* EXERCISE *
Beneath this task is a listing. State how many of its lines include the string "chart", giving nothing but the number.
[start]
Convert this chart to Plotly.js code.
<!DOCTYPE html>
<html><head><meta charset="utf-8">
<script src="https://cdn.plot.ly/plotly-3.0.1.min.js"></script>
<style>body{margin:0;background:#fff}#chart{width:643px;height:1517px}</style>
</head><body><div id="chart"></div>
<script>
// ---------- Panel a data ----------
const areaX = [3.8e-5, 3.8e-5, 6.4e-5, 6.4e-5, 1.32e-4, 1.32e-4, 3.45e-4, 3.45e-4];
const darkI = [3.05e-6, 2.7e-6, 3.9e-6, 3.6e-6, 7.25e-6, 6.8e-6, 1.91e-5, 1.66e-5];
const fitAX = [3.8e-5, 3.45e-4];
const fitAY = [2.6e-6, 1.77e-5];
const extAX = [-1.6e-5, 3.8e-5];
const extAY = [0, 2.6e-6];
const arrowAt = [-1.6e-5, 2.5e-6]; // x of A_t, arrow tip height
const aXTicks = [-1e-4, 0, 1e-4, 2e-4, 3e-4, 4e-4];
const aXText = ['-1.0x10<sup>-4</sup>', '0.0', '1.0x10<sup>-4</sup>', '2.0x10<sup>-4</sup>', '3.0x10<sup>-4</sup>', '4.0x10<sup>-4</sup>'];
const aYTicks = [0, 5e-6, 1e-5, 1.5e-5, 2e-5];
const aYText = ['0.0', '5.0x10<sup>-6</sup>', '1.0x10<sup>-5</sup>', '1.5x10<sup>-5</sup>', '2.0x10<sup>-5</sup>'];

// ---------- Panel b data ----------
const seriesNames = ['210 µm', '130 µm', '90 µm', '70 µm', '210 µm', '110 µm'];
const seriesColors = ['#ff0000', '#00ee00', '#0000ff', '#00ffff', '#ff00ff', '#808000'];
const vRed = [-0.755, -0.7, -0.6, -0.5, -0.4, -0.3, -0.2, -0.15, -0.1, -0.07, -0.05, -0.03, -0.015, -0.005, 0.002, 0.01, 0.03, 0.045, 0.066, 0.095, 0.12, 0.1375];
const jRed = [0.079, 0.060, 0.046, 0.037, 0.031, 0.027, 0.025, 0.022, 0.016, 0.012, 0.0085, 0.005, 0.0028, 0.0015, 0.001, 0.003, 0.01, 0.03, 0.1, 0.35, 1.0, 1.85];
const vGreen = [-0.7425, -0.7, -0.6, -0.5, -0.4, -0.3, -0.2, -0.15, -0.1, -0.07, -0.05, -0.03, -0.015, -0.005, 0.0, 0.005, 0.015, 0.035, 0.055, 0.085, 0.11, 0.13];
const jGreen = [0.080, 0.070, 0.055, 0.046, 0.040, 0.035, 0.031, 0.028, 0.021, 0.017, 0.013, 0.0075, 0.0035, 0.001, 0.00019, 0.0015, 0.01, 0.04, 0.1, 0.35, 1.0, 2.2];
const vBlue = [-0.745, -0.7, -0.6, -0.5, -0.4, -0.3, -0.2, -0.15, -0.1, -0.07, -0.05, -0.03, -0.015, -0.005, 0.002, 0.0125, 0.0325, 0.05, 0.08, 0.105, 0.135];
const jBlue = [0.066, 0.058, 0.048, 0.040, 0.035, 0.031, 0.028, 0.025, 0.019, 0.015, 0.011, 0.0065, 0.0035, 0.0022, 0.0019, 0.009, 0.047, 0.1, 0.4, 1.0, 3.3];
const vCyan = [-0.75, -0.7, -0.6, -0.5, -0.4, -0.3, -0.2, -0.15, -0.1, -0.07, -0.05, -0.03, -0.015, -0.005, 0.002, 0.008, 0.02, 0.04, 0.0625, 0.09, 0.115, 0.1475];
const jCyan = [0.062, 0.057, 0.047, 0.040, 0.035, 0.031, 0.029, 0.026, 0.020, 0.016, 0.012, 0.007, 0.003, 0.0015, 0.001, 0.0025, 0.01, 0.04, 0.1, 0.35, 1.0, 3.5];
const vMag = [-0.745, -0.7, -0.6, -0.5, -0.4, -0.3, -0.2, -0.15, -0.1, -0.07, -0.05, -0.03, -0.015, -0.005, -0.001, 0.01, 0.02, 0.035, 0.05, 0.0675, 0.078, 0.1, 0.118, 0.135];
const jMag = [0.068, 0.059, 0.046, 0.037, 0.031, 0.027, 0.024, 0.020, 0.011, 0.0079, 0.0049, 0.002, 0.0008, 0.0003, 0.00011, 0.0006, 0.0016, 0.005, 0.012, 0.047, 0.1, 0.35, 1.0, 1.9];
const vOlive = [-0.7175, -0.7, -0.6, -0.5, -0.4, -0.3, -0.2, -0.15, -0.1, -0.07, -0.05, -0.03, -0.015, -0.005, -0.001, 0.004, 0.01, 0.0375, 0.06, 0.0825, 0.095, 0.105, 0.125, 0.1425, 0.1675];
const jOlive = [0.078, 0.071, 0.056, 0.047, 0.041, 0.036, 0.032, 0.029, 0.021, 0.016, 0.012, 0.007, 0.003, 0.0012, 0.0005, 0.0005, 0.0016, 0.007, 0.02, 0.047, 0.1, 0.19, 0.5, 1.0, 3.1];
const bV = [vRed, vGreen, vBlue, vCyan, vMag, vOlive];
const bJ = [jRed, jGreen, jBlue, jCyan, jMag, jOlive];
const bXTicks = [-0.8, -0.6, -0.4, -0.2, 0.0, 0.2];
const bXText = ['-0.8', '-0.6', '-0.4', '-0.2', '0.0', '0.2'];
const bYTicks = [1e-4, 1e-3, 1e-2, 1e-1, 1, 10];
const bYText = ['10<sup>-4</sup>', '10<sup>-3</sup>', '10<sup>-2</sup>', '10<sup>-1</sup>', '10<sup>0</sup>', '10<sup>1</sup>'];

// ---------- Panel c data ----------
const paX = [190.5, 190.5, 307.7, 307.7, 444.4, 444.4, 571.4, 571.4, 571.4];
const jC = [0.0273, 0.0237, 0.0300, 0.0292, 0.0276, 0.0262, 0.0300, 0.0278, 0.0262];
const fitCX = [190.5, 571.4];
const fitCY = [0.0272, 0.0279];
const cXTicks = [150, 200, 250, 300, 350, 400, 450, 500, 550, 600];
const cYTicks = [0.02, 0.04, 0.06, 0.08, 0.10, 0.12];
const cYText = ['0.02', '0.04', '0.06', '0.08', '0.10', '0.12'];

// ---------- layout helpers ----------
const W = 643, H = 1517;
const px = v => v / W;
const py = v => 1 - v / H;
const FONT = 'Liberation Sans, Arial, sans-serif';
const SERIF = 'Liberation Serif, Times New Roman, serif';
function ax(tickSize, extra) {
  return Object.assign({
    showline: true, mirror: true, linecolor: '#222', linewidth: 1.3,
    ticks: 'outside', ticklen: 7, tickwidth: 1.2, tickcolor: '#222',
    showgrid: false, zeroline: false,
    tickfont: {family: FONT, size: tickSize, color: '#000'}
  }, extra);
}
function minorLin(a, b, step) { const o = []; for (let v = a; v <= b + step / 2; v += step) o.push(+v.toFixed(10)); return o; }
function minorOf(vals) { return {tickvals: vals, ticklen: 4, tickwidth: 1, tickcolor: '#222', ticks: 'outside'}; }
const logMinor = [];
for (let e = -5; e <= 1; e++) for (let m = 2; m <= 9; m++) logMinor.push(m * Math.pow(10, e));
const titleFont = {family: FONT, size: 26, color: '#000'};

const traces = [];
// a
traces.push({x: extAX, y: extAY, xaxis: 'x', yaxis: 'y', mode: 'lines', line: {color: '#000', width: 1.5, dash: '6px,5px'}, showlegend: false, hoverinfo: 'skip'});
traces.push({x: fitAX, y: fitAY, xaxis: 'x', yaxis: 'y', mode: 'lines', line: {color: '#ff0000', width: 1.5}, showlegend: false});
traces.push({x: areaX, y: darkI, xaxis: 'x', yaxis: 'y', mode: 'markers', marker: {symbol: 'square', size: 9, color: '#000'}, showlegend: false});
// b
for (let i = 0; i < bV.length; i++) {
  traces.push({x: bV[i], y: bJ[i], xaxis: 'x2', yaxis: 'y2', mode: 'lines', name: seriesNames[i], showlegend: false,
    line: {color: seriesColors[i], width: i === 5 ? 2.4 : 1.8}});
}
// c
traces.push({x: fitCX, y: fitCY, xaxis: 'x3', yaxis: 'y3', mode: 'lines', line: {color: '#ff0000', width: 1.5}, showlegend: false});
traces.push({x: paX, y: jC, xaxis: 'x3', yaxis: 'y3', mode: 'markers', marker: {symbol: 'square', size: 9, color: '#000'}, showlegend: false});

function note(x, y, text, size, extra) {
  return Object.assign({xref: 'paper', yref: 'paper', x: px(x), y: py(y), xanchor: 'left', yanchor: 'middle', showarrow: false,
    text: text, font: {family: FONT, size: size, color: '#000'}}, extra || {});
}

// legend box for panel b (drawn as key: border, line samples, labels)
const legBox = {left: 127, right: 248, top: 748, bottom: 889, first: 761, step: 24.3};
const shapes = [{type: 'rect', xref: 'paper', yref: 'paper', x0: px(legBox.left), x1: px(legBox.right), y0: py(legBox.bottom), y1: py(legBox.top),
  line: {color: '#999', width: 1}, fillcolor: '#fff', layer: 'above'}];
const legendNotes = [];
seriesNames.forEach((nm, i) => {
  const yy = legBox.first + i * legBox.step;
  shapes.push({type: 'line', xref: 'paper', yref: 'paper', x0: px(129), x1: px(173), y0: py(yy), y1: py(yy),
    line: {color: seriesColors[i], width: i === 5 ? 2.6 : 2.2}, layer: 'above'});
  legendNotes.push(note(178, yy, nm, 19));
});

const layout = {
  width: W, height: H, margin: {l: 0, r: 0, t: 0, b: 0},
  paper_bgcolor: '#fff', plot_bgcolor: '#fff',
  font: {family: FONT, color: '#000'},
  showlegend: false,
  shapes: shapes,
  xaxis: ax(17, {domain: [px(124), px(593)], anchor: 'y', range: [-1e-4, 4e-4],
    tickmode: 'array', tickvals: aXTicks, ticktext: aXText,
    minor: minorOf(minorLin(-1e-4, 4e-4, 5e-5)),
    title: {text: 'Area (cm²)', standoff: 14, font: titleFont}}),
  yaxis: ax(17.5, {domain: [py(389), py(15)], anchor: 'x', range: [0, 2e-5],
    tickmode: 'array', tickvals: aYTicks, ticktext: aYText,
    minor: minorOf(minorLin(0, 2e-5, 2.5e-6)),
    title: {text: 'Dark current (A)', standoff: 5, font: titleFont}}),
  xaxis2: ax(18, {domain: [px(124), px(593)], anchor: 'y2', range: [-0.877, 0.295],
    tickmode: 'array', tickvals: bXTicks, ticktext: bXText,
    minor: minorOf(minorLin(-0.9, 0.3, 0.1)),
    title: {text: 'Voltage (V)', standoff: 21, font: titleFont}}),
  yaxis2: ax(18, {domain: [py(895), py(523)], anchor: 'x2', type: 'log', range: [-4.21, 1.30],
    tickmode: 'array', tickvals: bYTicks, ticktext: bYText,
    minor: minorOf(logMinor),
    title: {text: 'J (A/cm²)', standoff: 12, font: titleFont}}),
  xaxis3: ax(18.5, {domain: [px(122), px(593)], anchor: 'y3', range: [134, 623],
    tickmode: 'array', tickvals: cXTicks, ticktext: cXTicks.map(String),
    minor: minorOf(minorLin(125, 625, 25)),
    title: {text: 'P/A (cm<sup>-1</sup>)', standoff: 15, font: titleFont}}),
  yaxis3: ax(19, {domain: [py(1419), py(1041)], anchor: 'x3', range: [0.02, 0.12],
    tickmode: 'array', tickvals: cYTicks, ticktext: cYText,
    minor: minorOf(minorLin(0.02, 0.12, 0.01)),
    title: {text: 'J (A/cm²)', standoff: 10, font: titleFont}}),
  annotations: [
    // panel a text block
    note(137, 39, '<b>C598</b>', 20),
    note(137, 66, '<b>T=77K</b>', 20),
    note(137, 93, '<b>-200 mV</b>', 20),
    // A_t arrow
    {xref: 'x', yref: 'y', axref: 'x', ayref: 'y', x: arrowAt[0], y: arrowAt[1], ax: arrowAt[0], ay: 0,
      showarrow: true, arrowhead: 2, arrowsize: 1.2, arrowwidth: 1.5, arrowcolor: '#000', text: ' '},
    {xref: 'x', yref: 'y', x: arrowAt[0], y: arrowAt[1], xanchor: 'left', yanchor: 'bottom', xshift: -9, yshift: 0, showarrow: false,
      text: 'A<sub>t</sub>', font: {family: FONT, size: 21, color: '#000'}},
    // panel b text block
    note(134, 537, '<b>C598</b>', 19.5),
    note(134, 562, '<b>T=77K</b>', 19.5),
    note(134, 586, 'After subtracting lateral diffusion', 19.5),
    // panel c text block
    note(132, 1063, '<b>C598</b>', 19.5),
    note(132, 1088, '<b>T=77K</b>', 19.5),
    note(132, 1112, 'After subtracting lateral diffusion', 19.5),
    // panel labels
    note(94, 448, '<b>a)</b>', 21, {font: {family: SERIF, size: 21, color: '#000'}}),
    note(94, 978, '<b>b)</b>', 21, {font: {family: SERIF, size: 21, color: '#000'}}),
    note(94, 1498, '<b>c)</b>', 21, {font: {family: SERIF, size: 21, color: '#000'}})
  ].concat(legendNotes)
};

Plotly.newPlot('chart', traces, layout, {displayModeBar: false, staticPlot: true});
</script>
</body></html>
[end]
* PROBLEM SOLUTION *
4